===== Stored data =====

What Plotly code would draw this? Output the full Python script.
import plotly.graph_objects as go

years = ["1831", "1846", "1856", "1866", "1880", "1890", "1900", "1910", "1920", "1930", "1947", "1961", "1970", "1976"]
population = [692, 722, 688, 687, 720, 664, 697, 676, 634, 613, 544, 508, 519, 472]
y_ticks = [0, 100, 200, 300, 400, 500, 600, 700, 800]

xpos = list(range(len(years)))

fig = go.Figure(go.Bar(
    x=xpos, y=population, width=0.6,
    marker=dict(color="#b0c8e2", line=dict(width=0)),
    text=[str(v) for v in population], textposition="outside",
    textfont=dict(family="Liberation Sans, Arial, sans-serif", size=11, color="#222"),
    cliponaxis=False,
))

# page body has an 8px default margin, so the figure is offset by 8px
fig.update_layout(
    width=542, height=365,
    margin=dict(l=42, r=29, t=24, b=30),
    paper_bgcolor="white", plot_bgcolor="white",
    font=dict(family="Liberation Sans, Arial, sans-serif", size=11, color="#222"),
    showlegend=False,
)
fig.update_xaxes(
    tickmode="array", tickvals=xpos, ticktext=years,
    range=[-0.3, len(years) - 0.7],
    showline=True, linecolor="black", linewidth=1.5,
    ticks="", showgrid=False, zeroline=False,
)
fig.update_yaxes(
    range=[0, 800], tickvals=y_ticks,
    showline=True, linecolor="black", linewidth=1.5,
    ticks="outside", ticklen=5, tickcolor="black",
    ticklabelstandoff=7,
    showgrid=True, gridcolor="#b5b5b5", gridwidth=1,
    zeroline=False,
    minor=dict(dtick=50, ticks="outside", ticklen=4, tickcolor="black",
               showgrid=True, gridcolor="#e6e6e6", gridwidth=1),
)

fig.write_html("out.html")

=====

- [Exercise description]: Transcribe the whole listing with nothing added or left out.

- [Answer to the exercise]:
What Plotly code would draw this? Output the full Python script.
import plotly.graph_objects as go

years = ["1831", "1846", "1856", "1866", "1880", "1890", "1900", "1910", "1920", "1930", "1947", "1961", "1970", "1976"]
population = [692, 722, 688, 687, 720, 664, 697, 676, 634, 613, 544, 508, 519, 472]
y_ticks = [0, 100, 200, 300, 400, 500, 600, 700, 800]

xpos = list(range(len(years)))

fig = go.Figure(go.Bar(
    x=xpos, y=population, width=0.6,
    marker=dict(color="#b0c8e2", line=dict(width=0)),
    text=[str(v) for v in population], textposition="outside",
    textfont=dict(family="Liberation Sans, Arial, sans-serif", size=11, color="#222"),
    cliponaxis=False,
))

# page body has an 8px default margin, so the figure is offset by 8px
fig.update_layout(
    width=542, height=365,
    margin=dict(l=42, r=29, t=24, b=30),
    paper_bgcolor="white", plot_bgcolor="white",
    font=dict(family="Liberation Sans, Arial, sans-serif", size=11, color="#222"),
    showlegend=False,
)
fig.update_xaxes(
    tickmode="array", tickvals=xpos, ticktext=years,
    range=[-0.3, len(years) - 0.7],
    showline=True, linecolor="black", linewidth=1.5,
    ticks="", showgrid=False, zeroline=False,
)
fig.update_yaxes(
    range=[0, 800], tickvals=y_ticks,
    showline=True, linecolor="black", linewidth=1.5,
    ticks="outside", ticklen=5, tickcolor="black",
    ticklabelstandoff=7,
    showgrid=True, gridcolor="#b5b5b5", gridwidth=1,
    zeroline=False,
    minor=dict(dtick=50, ticks="outside", ticklen=4, tickcolor="black",
               showgrid=True, gridcolor="#e6e6e6", gridwidth=1),
)

fig.write_html("out.html")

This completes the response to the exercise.